**Prompt**
Your task is to print, exactly and only, the lines from the start of the entries below through the line with "3000, 400, 2500, 3000, 2600, 400, 3000, 3000, 2800, 1800, 2000]". Include both ends, but skip the pictures.

(Records from a data source)
+ + + + +

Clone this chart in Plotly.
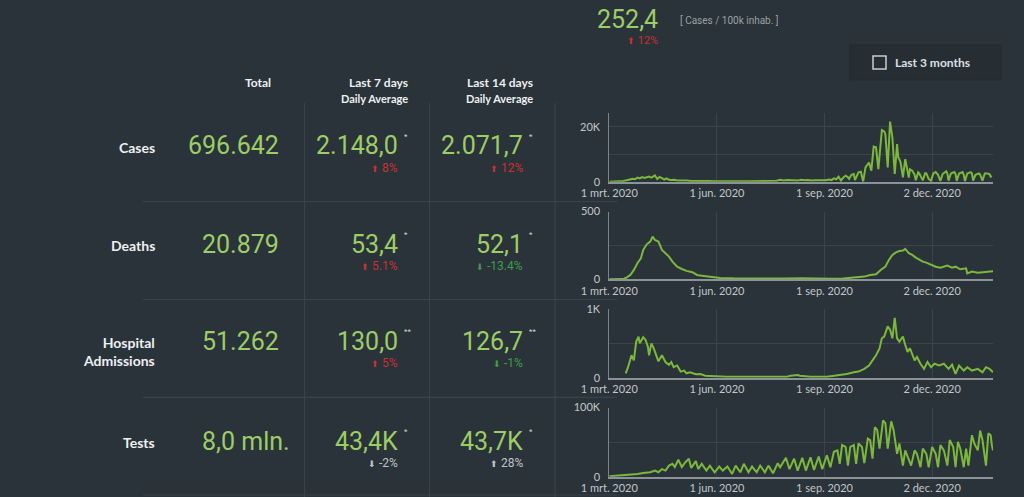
import pandas as pd
import plotly.graph_objects as go

# ---- data (day offsets from 1 Mar 2020) ----
start = pd.Timestamp("2020-03-01")
end = pd.Timestamp("2021-01-23")

cases_day = [0, 5, 9, 12, 15, 18, 20, 22, 24, 26, 28, 30, 32, 34, 36, 38, 39, 41, 43, 45, 47, 49, 51, 53, 56, 58,
             61, 63, 66, 70, 75, 80, 85, 90, 95, 100, 105, 110, 115, 120, 125, 130, 135, 138, 141, 143, 146, 149,
             152, 155, 158, 161, 164, 167, 170, 173, 176, 179, 182, 185, 188, 190, 192, 194, 196, 198, 200, 202,
             204, 205, 207, 209, 210, 212, 213, 215, 217, 219, 222, 224, 226, 228, 230, 233, 235, 236, 238, 240,
             242, 244, 246, 247, 249, 251, 253, 254, 256, 257, 259, 261, 262, 264, 265, 268, 270, 271, 273, 275,
             277, 279, 281, 283, 285, 288, 289, 290, 292, 295, 296, 297, 299, 302, 303, 304, 306, 309, 310, 311,
             313, 316, 317, 319, 321, 323, 325, 326, 327]
cases_val = [0, 50, 150, 300, 500, 800, 1100, 900, 1500, 1200, 1700, 1400, 1600, 1900, 1500, 2100, 2300, 1000,
             1700, 1300, 800, 1200, 700, 600, 700, 400, 500, 300, 400, 250, 300, 200, 250, 150, 200, 150, 200, 120,
             180, 150, 200, 180, 300, 450, 500, 350, 700, 450, 600, 500, 650, 400, 700, 500, 600, 400, 550, 450,
             600, 500, 800, 600, 1200, 900, 1800, 400, 1500, 2200, 1600, 1000, 2500, 2800, 600, 3000, 3400, 3600,
             50, 5200, 7000, 4000, 12800, 12500, 4600, 18800, 18300, 17300, 5200, 21900, 16000, 2800, 13700, 9000,
             7000, 1600, 8200, 6000, 1500, 4500, 4000, 2500, 500, 3400, 3000, 500, 3100, 3000, 1000, 300, 3000,
             3500, 2500, 300, 2800, 3800, 3000, 400, 3000, 3500, 2800, 300, 3000, 3500, 2500, 200, 3000, 3500,
             3000, 400, 2500, 3000, 2600, 400, 3000, 3000, 2800, 1800, 2000]

deaths_day = [0, 12, 15, 18, 21, 24, 27, 29, 32, 35, 37, 39, 42, 45, 48, 51, 54, 58, 62, 66, 71, 75, 79, 84, 89,
              95, 106, 120, 135, 150, 164, 175, 190, 200, 212, 218, 223, 228, 232, 236, 239, 242, 245, 248, 251,
              253, 256, 259, 262, 265, 268, 271, 275, 279, 283, 286, 289, 293, 296, 300, 305, 306, 310, 315, 319,
              323, 326, 328]
deaths_val = [0, 2, 15, 32, 69, 118, 155, 216, 258, 278, 315, 290, 278, 216, 192, 167, 130, 93, 76, 62, 52, 32,
              27, 22, 17, 10, 7, 5, 4, 5, 7, 4, 4, 5, 15, 20, 32, 37, 69, 93, 143, 180, 199, 209, 212, 224, 192,
              180, 160, 143, 130, 123, 106, 93, 86, 95, 101, 86, 93, 74, 81, 44, 57, 49, 52, 57, 62, 60]

hosp_day = [14, 16, 19, 21, 23, 25, 26, 29, 31, 33, 34, 36, 38, 41, 42, 45, 48, 51, 53, 55, 58, 61, 64, 66, 69,
            74, 78, 82, 89, 100, 120, 140, 152, 155, 161, 163, 172, 186, 192, 198, 203, 209, 213, 218, 222, 225,
            228, 231, 233, 235, 238, 240, 242, 244, 246, 248, 251, 253, 255, 257, 261, 263, 266, 269, 272, 275,
            278, 282, 286, 290, 293, 296, 299, 303, 306, 310, 315, 319, 322, 325, 328]
hosp_val = [64, 153, 327, 252, 525, 599, 500, 589, 550, 450, 327, 500, 426, 277, 238, 327, 228, 188, 228, 153,
            178, 89, 104, 64, 79, 50, 54, 30, 20, 15, 15, 15, 15, 30, 40, 30, 15, 15, 30, 40, 54, 79, 89, 129,
            178, 252, 327, 426, 574, 599, 747, 698, 574, 871, 574, 525, 599, 475, 376, 426, 252, 302, 203, 129,
            228, 153, 203, 178, 203, 129, 188, 54, 178, 104, 153, 104, 129, 79, 153, 129, 79]

tests_day = [0, 9, 18, 24, 29, 35, 39, 42, 45, 48, 51, 54, 56, 59, 62, 65, 68, 70, 74, 76, 79, 83, 86, 90, 94,
             97, 101, 105, 108, 112, 115, 119, 122, 126, 129, 133, 136, 140, 144, 146, 151, 154, 158, 161, 165,
             168, 172, 175, 179, 182, 186, 189, 192, 195, 197, 199, 202, 204, 206, 209, 211, 213, 216, 218, 221,
             223, 225, 227, 229, 231, 234, 236, 238, 241, 243, 246, 248, 251, 253, 255, 258, 261, 263, 266, 268,
             271, 273, 276, 279, 281, 283, 286, 289, 291, 294, 296, 298, 300, 303, 305, 307, 310, 312, 315, 317,
             319, 322, 324, 326, 327, 328]
tests_val = [500, 1500, 3000, 4000, 5400, 6400, 8800, 6400, 11000, 8800, 16000, 18600, 14000, 24500, 14000,
             21000, 26000, 12700, 22500, 11000, 18600, 8800, 16000, 6400, 14700, 8800, 14700, 4000, 16000, 6400,
             18600, 6400, 14700, 6400, 16000, 6400, 16000, 5000, 19600, 13700, 27400, 11000, 26000, 8800, 27400,
             8800, 28000, 9800, 29000, 11000, 31000, 13700, 36000, 38000, 18600, 45600, 43000, 16000, 43000,
             45600, 18600, 48000, 43000, 19600, 55000, 53000, 26000, 71500, 67600, 40700, 81300, 77400, 40700,
             80000, 67600, 33000, 48000, 16000, 38000, 28000, 16000, 38000, 33000, 13700, 40700, 33000, 13700,
             43000, 33000, 13700, 45600, 38000, 16000, 53000, 43000, 13700, 50500, 40700, 13700, 40700, 16000,
             60000, 48000, 38000, 66600, 53000, 16000, 62700, 60000, 45600, 38000]

row_labels = ["Cases", "Deaths", "Hospital<br>Admissions", "Tests"]
totals = ["696.642", "20.879", "51.262", "8,0 mln."]
avg7 = ["2.148,0", "53,4", "130,0", "43,4K"]
avg14 = ["2.071,7", "52,1", "126,7", "43,7K"]
marks = ["*", "*", "**", "*"]
chg7 = ["8%", "5.1%", "5%", "-2%"]
chg7_dir = ["up", "up", "up", "down"]
chg7_col = ["red", "red", "red", "grey"]
chg14 = ["12%", "-13.4%", "-1%", "28%"]
chg14_dir = ["up", "down", "down", "up"]
chg14_col = ["red", "green", "green", "grey"]

y_ranges = [25000, 500, 1000, 100000]
y_ticks = [[0, 10000, 20000], [0, 250, 500], [0, 500, 1000], [0, 50000, 100000]]
y_ticktext = [["0", "", "20K"], ["0", "", "500"], ["0", "", "1K"], ["0", "", "100K"]]
x_tickdates = ["2020-03-01", "2020-06-01", "2020-09-01", "2020-12-02"]
x_ticktext = ["1 mrt. 2020", "1 jun. 2020", "1 sep. 2020", "2 dec. 2020"]

# ---- styling ----
W, H = 1024, 497
BG = "#2a3339"
GRID = "#3b444a"
LINE_GREEN = "#7cb83c"
NUM_GREEN = "#9ccd66"
COLORS = {"red": "#c8312f", "green": "#3f9e45", "grey": "#bfc3c6"}
ARROWS = {"up": "⬆", "down": "⬇"}


def px(x):
    return x / W


def py(y):
    return 1 - y / H


fig = go.Figure()

series = [(cases_day, cases_val), (deaths_day, deaths_val), (hosp_day, hosp_val), (tests_day, tests_val)]
chart_top = [113, 211.5, 309, 407.5]
chart_bot = [181.7, 279.3, 377.7, 476.7]

for i, (days, vals) in enumerate(series):
    n = "" if i == 0 else str(i + 1)
    dates = start + pd.to_timedelta(days, unit="D")
    fig.add_trace(go.Scatter(x=dates, y=vals, mode="lines", xaxis="x" + n, yaxis="y" + n,
                             line=dict(color=LINE_GREEN, width=2), hoverinfo="skip", showlegend=False))
    fig.layout["xaxis" + n] = dict(
        domain=[px(609.3), px(993)], anchor="y" + n, range=[start, end], automargin=False,
        tickvals=x_tickdates, ticktext=x_ticktext, showgrid=True, gridcolor=GRID,
        showline=True, linecolor="#8c9398", linewidth=2, zeroline=False,
        tickfont=dict(family="Lato", size=11, color="#c3c7ca"), ticks="", fixedrange=True)
    fig.layout["yaxis" + n] = dict(
        domain=[py(chart_bot[i]), py(chart_top[i])], anchor="x" + n, range=[0, y_ranges[i]],
        tickvals=y_ticks[i], ticktext=y_ticktext[i], showgrid=True, gridcolor=GRID, automargin=False,
        showline=True, linecolor="#7d8489", linewidth=1, zeroline=False, ticklabelstandoff=6,
        tickfont=dict(family="Lato", size=11, color="#c3c7ca"), ticks="", fixedrange=True)

shapes = []
# table separators
for yy in [201.5, 299.5, 397.3, 495]:
    shapes.append(dict(type="line", xref="paper", yref="paper", x0=px(143), x1=px(617), y0=py(yy), y1=py(yy),
                       line=dict(color="#3a4349", width=1.2), layer="below"))
for xx in [304.5, 429.5, 555]:
    shapes.append(dict(type="line", xref="paper", yref="paper", x0=px(xx), x1=px(xx), y0=py(103), y1=py(497),
                       line=dict(color="#3a4349", width=1.2), layer="below"))
# checkbox panel
shapes.append(dict(type="rect", xref="paper", yref="paper", x0=px(850), x1=px(1001), y0=py(80), y1=py(45),
                   fillcolor="#262e34", line=dict(color="#222a2f", width=1), layer="below"))
shapes.append(dict(type="rect", xref="paper", yref="paper", x0=px(873), x1=px(886), y0=py(69), y1=py(56),
                   fillcolor="rgba(0,0,0,0)", line=dict(color="#c9cdd0", width=1.5)))

ann = []


def text(x, y, s, size, color, family="Roboto", anchor="right", weight=None):
    f = dict(family=family, size=size, color=color)
    if weight:
        f["weight"] = weight
    ann.append(dict(x=px(x), y=py(y), xref="paper", yref="paper", text=s, showarrow=False,
                    xanchor=anchor, yanchor="middle", align=anchor, font=f))


# header
text(273, 83, "Total", 12, "#eef0f1", "Lato", weight="bold")
text(410, 83, "Last 7 days", 12, "#eef0f1", "Lato", weight="bold")
text(410, 98.5, "Daily Average", 11, "#eef0f1", "Lato", weight="bold")
text(535, 83, "Last 14 days", 12, "#eef0f1", "Lato", weight="bold")
text(535, 98.5, "Daily Average", 11, "#eef0f1", "Lato", weight="bold")

row_y = [146, 244, 341, 441]
for i in range(4):
    y0 = row_y[i]
    text(157, y0 + (1 if i != 2 else 10), row_labels[i], 14, "#eef0f1", "Lato", weight="bold")
    text(281 if i != 3 else 292, y0, totals[i], 25, NUM_GREEN)
    text(400, y0, avg7[i], 25, NUM_GREEN)
    text(525, y0, avg14[i], 25, NUM_GREEN)
    text(402, y0 - 10, marks[i], 8, "#d0d4d6", anchor="left")
    text(527, y0 - 10, marks[i], 8, "#d0d4d6", anchor="left")
    for xr, c, d, col in [(400, chg7[i], chg7_dir[i], chg7_col[i]), (525, chg14[i], chg14_dir[i], chg14_col[i])]:
        s = "<span style='font-size:9px'>" + ARROWS[d] + "</span> " + c
        text(xr, y0 + 22, s, 12, COLORS[col])

# headline metric
text(660, 19, "252,4", 25, NUM_GREEN)
text(678, 21, "[ Cases / 100k inhab. ]", 10, "#9ba1a5", anchor="left")
text(660, 41, "<span style='font-size:9px'>⬆</span> 12%", 11, COLORS["red"])
text(893, 62, "Last 3 months", 12, "#dde0e2", "Lato", anchor="left", weight="bold")

fig.update_layout(width=W, height=H, margin=dict(l=0, r=0, t=0, b=0, autoexpand=False),
                  paper_bgcolor=BG, plot_bgcolor=BG, shapes=shapes, annotations=ann, showlegend=False)

fig.write_html("out.html", config={"displayModeBar": False},
               post_script="document.body.style.margin='0';document.body.style.overflow='hidden';")
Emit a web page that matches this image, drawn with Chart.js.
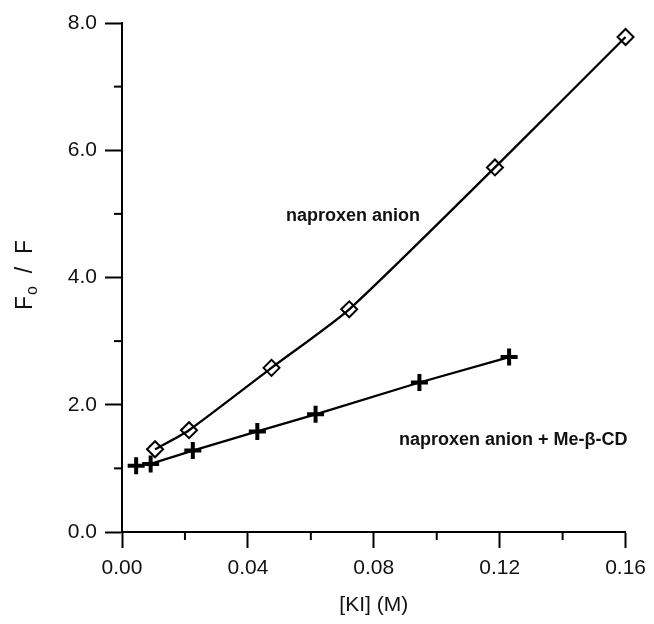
<!DOCTYPE html>
<html lang="en">

<head>
    <meta charset="UTF-8" />
    <title>Fo / F vs [KI]</title>
    <script src="https://cdn.jsdelivr.net/npm/chart.js"></script>
    <style>
        * {
            margin: 0;
            padding: 0;
            box-sizing: border-box;
        }

        body {
            background: #ffffff;
        }

        .chart-container {
            width: 654px;
            height: 624px;
        }
    </style>
</head>

<body>
    <div class="chart-container">
        <canvas id="quenchChart"></canvas>
    </div>

    <script>
        // naproxen anion (diamonds)
        const anionKI = [0.0105, 0.0213, 0.0475, 0.0722, 0.1185, 0.1600];
        const anionRatio = [1.30, 1.60, 2.58, 3.50, 5.73, 7.78];

        // naproxen anion + Me-beta-CD (crosses)
        const cdKI = [0.0045, 0.0091, 0.0225, 0.0430, 0.0615, 0.0945, 0.1230];
        const cdRatio = [1.04, 1.07, 1.28, 1.58, 1.85, 2.35, 2.75];

        const xTicks = [0, 0.04, 0.08, 0.12, 0.16];
        const xMinorTicks = [0.02, 0.06, 0.10, 0.14];
        const yTicks = [0, 2, 4, 6, 8];
        const yMinorTicks = [1, 3, 5, 7];

        const seriesNames = ["naproxen anion", "naproxen anion + Me-β-CD"];

        const FONT = "'Liberation Sans', Arial, sans-serif";
        const INK = "#111111";

        const extrasPlugin = {
            id: 'extras',
            afterDraw(chart) {
                const { ctx, chartArea, scales } = chart;
                const x = scales.x, y = scales.y;
                ctx.save();
                ctx.strokeStyle = "#000";
                ctx.lineWidth = 2;

                // minor ticks
                xMinorTicks.forEach(v => {
                    const px = x.getPixelForValue(v);
                    ctx.beginPath();
                    ctx.moveTo(px, chartArea.bottom);
                    ctx.lineTo(px, chartArea.bottom + 8);
                    ctx.stroke();
                });
                yMinorTicks.forEach(v => {
                    const py = y.getPixelForValue(v);
                    ctx.beginPath();
                    ctx.moveTo(chartArea.left, py);
                    ctx.lineTo(chartArea.left - 8, py);
                    ctx.stroke();
                });

                // series labels
                ctx.fillStyle = INK;
                ctx.font = `bold 18px ${FONT}`;
                ctx.textAlign = "center";
                ctx.textBaseline = "middle";
                ctx.fillText(seriesNames[0], x.getPixelForValue(0.0734), y.getPixelForValue(4.96));
                ctx.fillText(seriesNames[1], x.getPixelForValue(0.1243), y.getPixelForValue(1.44));

                // y axis title with subscript: F_o / F
                const big = `23px ${FONT}`, small = `16px ${FONT}`;
                const rest = "  /  F";
                ctx.font = big;
                const wF = ctx.measureText("F").width;
                const wRest = ctx.measureText(rest).width;
                ctx.font = small;
                const wSub = ctx.measureText("o").width + 1;
                const total = wF + wSub + wRest;
                ctx.translate(24, 275);
                ctx.rotate(-Math.PI / 2);
                ctx.textAlign = "left";
                ctx.textBaseline = "alphabetic";
                let cx = -total / 2;
                ctx.font = big;
                ctx.fillText("F", cx, 8);
                cx += wF + 1;
                ctx.font = small;
                ctx.fillText("o", cx, 13);
                cx += wSub - 1;
                ctx.font = big;
                ctx.fillText(rest, cx, 8);
                ctx.restore();
            }
        };

        const ctx = document.getElementById("quenchChart").getContext("2d");
        new Chart(ctx, {
            type: "scatter",
            data: {
                datasets: [
                    {
                        label: seriesNames[0],
                        data: anionKI.map((v, i) => ({ x: v, y: anionRatio[i] })),
                        showLine: true,
                        borderColor: "#000",
                        borderWidth: 2.3,
                        tension: 0.2,
                        pointStyle: "rectRot",
                        pointRadius: 8,
                        pointBorderWidth: 2,
                        pointBorderColor: "#000",
                        pointBackgroundColor: "rgba(0,0,0,0)",
                        clip: false
                    },
                    {
                        label: seriesNames[1],
                        data: cdKI.map((v, i) => ({ x: v, y: cdRatio[i] })),
                        showLine: true,
                        borderColor: "#000",
                        borderWidth: 2.3,
                        tension: 0,
                        pointStyle: "cross",
                        pointRadius: 8.5,
                        pointBorderWidth: 4,
                        pointBorderColor: "#000",
                        clip: false
                    }
                ]
            },
            options: {
                responsive: true,
                maintainAspectRatio: false,
                animation: false,
                layout: {
                    padding: { left: 0, right: 23, top: 23, bottom: 0 }
                },
                scales: {
                    x: {
                        type: "linear",
                        min: 0,
                        max: 0.16,
                        afterBuildTicks: s => { s.ticks = xTicks.map(v => ({ value: v })); },
                        afterFit: s => { s.height = 92; },
                        border: { display: true, color: "#000", width: 2 },
                        grid: {
                            drawOnChartArea: false,
                            drawTicks: true,
                            tickLength: 16,
                            tickWidth: 2,
                            tickColor: "#000",
                            color: "#000"
                        },
                        ticks: {
                            padding: 8,
                            color: INK,
                            font: { family: FONT, size: 21 },
                            maxRotation: 0,
                            callback: v => v.toFixed(2)
                        },
                        title: {
                            display: true,
                            text: "[KI] (M)",
                            color: INK,
                            font: { family: FONT, size: 21 },
                            padding: { top: 0, bottom: 6 }
                        }
                    },
                    y: {
                        type: "linear",
                        min: 0,
                        max: 8,
                        afterBuildTicks: s => { s.ticks = yTicks.map(v => ({ value: v })); },
                        afterFit: s => { s.width = 122; },
                        border: { display: true, color: "#000", width: 2 },
                        grid: {
                            drawOnChartArea: false,
                            drawTicks: true,
                            tickLength: 17,
                            tickWidth: 2,
                            tickColor: "#000",
                            color: "#000"
                        },
                        ticks: {
                            padding: 8,
                            color: INK,
                            font: { family: FONT, size: 21 },
                            callback: v => v.toFixed(1)
                        }
                    }
                },
                plugins: {
                    legend: { display: false },
                    tooltip: { enabled: false }
                }
            },
            plugins: [extrasPlugin]
        });
    </script>

</body>

</html>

+ + + + +

**Exercise solution**
Clone this chart in Plotly.
import pandas as pd
import plotly.graph_objects as go

# ---- data (day offsets from 1 Mar 2020) ----
start = pd.Timestamp("2020-03-01")
end = pd.Timestamp("2021-01-23")

cases_day = [0, 5, 9, 12, 15, 18, 20, 22, 24, 26, 28, 30, 32, 34, 36, 38, 39, 41, 43, 45, 47, 49, 51, 53, 56, 58,
             61, 63, 66, 70, 75, 80, 85, 90, 95, 100, 105, 110, 115, 120, 125, 130, 135, 138, 141, 143, 146, 149,
             152, 155, 158, 161, 164, 167, 170, 173, 176, 179, 182, 185, 188, 190, 192, 194, 196, 198, 200, 202,
             204, 205, 207, 209, 210, 212, 213, 215, 217, 219, 222, 224, 226, 228, 230, 233, 235, 236, 238, 240,
             242, 244, 246, 247, 249, 251, 253, 254, 256, 257, 259, 261, 262, 264, 265, 268, 270, 271, 273, 275,
             277, 279, 281, 283, 285, 288, 289, 290, 292, 295, 296, 297, 299, 302, 303, 304, 306, 309, 310, 311,
             313, 316, 317, 319, 321, 323, 325, 326, 327]
cases_val = [0, 50, 150, 300, 500, 800, 1100, 900, 1500, 1200, 1700, 1400, 1600, 1900, 1500, 2100, 2300, 1000,
             1700, 1300, 800, 1200, 700, 600, 700, 400, 500, 300, 400, 250, 300, 200, 250, 150, 200, 150, 200, 120,
             180, 150, 200, 180, 300, 450, 500, 350, 700, 450, 600, 500, 650, 400, 700, 500, 600, 400, 550, 450,
             600, 500, 800, 600, 1200, 900, 1800, 400, 1500, 2200, 1600, 1000, 2500, 2800, 600, 3000, 3400, 3600,
             50, 5200, 7000, 4000, 12800, 12500, 4600, 18800, 18300, 17300, 5200, 21900, 16000, 2800, 13700, 9000,
             7000, 1600, 8200, 6000, 1500, 4500, 4000, 2500, 500, 3400, 3000, 500, 3100, 3000, 1000, 300, 3000,
             3500, 2500, 300, 2800, 3800, 3000, 400, 3000, 3500, 2800, 300, 3000, 3500, 2500, 200, 3000, 3500,
             3000, 400, 2500, 3000, 2600, 400, 3000, 3000, 2800, 1800, 2000]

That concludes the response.